Impact
The Linux kernel network shaper subsystem contains a race condition that allows a hierarchy structure to be allocated after a system flush has already finished, which leaks memory. The flaw arises because a network device reference is taken during the preparation of Netlink SET operations but the necessary lock is not acquired until later. If the device is unregistered in the meanwhile, the hierarchy allocation may occur after the flush, leaving references that are never freed. A leak of this nature can gradually exhaust kernel memory and potentially destabilize the system. The weakness is a classic race condition as identified by CWE‑367.
Affected Systems
All Linux kernel builds that include the net: shaper code path and do not implement the pre‑locking change are vulnerable. This includes generic kernel releases up to 6.13 and the 7.0 release candidates (RC1 through RC7) that are still using the unpatched path. Distributions distributing these kernels without applying the patch are affected.
Risk and Exploitability
The CVSS score is 5.5, reflecting moderate severity.
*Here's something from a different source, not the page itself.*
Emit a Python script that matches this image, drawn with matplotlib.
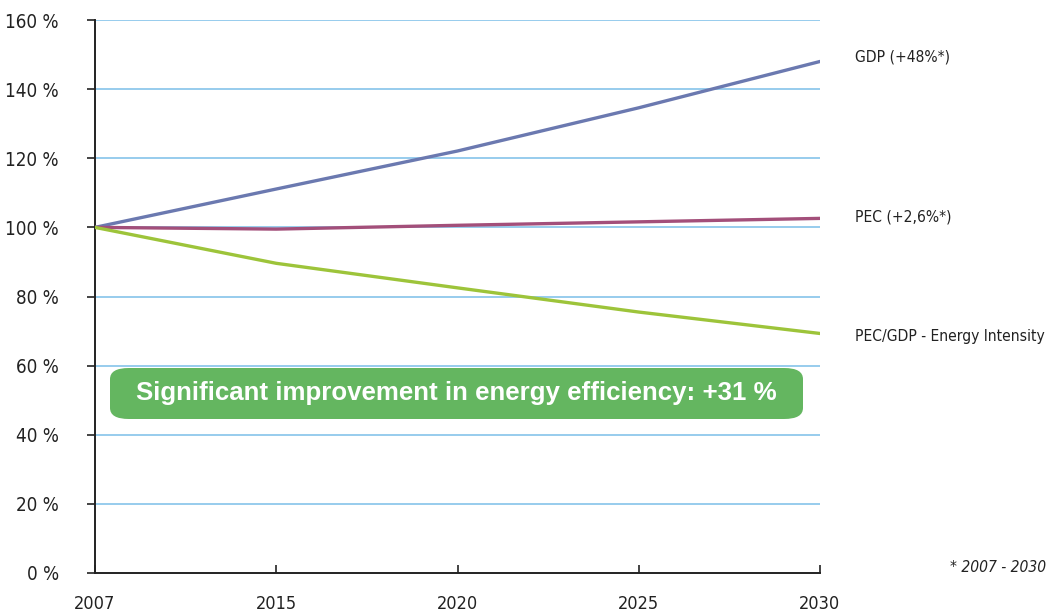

The EPSS score of < 1 % indicates that the probability of exploitation in the wild is very low, and the flaw is not listed in CISA’s KEV catalog. Based on the description, it is inferred that an attacker would need local or privileged access to craft Netlink SET requests while a device is concurrently being unregistered or otherwise modified. Successful exploitation would mainly lead to memory leaks and, over time, could degrade performance or crash the kernel, but it does not directly provide code execution or privilege escalation.